PicoCTF 2018 - Ext Super Magic


Information

Points Category Level
250 Forensics Medium

Challenge

We salvaged a ruined Ext SuperMagic II-class mech recently and pulled the filesystem out of the black box. It looks a bit corrupted, but maybe there’s something interesting in there. You can also find it in /problems/ext-super-magic_1_c544657e659accef770d3f2bc8384a8c on the shell server.

Hint

  • Are there any tools for diagnosing corrupted filesystems? What do they say if you run them on this one?
  • How does a linux machine know what type of file a file is?
  • You might find this doc helpful.
  • Be careful with endianness when making edits.
  • Once you’ve fixed the corruption, you can use /sbin/debugfs to pull the flag file out.

Solution

I tried to use the command file in order to check what file we have but it just return “data”… not very helpful…

By the name of the challenge I undertood that this image is of an ext filesystem, there is an a command in UNIX to check those images, so I wrote:

debufs ext-super-magic.img

Debugfs

and its return an error because “Bad magic number in super-block”. So i googled after magic number in suplerblock and found the answer here So basiclly it’s just a sequence of numbers in spesific posiiton in each file that tell allow us to recognize the format of the file. (and this is how the file command works) Also in the answer the user added

“For example, an ext2/ext3/ext4 filesystem always has the bytes 0x53 0xEF at positions 1080–1081.”

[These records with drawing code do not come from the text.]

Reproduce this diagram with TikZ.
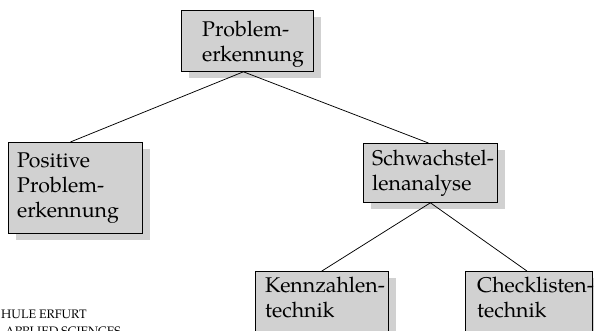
\documentclass[tikz,border=0pt]{standalone}
\usepackage{fontspec}
\setmainfont{TeX Gyre Pagella}
\usetikzlibrary{shadows}
\begin{document}
\begin{tikzpicture}[x=1pt,y=1pt,
  box/.style={draw=black, line width=0.8pt, fill=gray!36, rectangle, inner sep=0pt,
    anchor=north west,
    drop shadow={shadow xshift=8pt, shadow yshift=-7pt, fill=gray!36, opacity=1}},
  lbl/.style={anchor=base west, inner sep=0pt, font=\fontsize{21.3}{24}\selectfont},
  link/.style={line width=0.75pt, black},
  foot/.style={anchor=base west, inner sep=0pt, font=\fontsize{12.3}{14}\selectfont}]
\useasboundingbox (0,0) rectangle (594,-331);

% boxes of the tree
\node[box, minimum width=132pt, minimum height=61pt] (top) at (181,-10) {};
\node[box, minimum width=134pt, minimum height=91pt] (pos) at (8,-142) {};
\node[box, minimum width=134pt, minimum height=59pt] (schw) at (363,-143) {};
\node[box, minimum width=133pt, minimum height=75pt] (kenn) at (255,-271) {};
\node[box, minimum width=127pt, minimum height=75pt] (check) at (465,-271) {};

% labels
\node[lbl] (t1) at (202,-37) {Problem-};
\node[lbl] (t2) at (202,-62) {erkennung};
\node[lbl] (p1) at (17,-168) {Positive};
\node[lbl] (p2) at (17,-193) {Problem-};
\node[lbl] (p3) at (17,-217) {erkennung};
\node[lbl] (s1) at (372,-166) {Schwachstel-};
\node[lbl] (s2) at (372,-191) {lenanalyse};
\node[lbl] (k1) at (265,-292) {Kennzahlen-};
\node[lbl] (k2) at (265,-317) {technik};
\node[lbl] (c1) at (477,-292) {Checklisten-};
\node[lbl] (c2) at (477,-317) {technik};

% connectors
\draw[link] ([xshift=-4pt]top.south) -- ([xshift=-5pt]pos.north);
\draw[link] ([xshift=-4pt]top.south) -- ([xshift=-2pt]schw.north);
\draw[link] (schw.south) -- (kenn.north);
\draw[link] (schw.south) -- ([xshift=-2pt]check.north);

% footer, running off the lower edge
\node[foot] (f1) at (1,-318) {HULE ERFURT};
\node[foot] (f2) at (5,-335.5) {APPLIED SCIENCES};
\end{tikzpicture}
\end{document}
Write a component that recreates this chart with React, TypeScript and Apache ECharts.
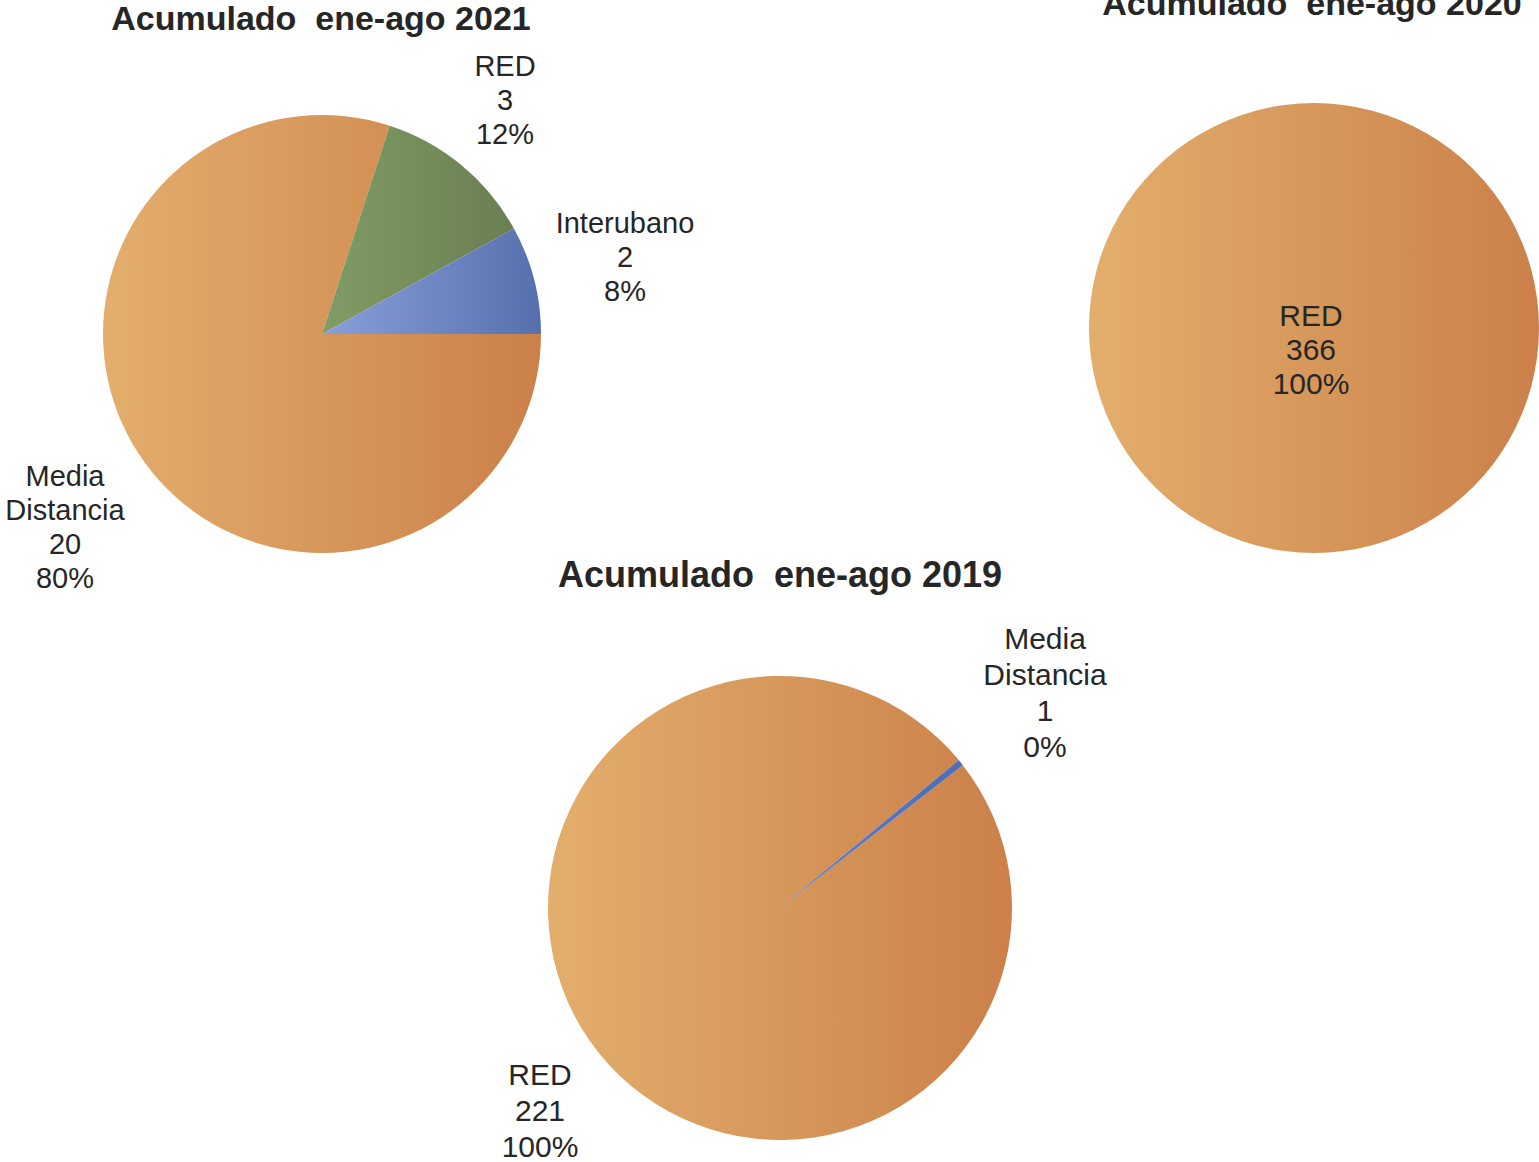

So in order to fix the image file we need to overwrite in those ofsets those values. Let’s write a little python script to fix this:

with open("ext-super-magic.img", "r+b") as ext:
    ext.seek(0x438)  #Seek to the needed offset (0x438 in hex = 1080)
    ext.write(b"\x53\xef")  #Write the magic number
print("Magic numbers fixed")

Now let’s run the script:

python3 magic_numbers_fix.py

Fix magic number In order to check if it’s really worked, let’s use the file command again (remmber last time it just return “data”).

file ext_super_magic.image

File fixed file Now let’s use again “debugfs” in order to access the files.

debugfs ext-super-magic.img

No error And now there is no error! use:

ls

To see all the files in the image, press Enter to scroll down. and found file named “flag.jpg” ls In order to save it, enter:

dump flag.jpg flag.jpg

Dump file Now open the flag and here it is! The Flag!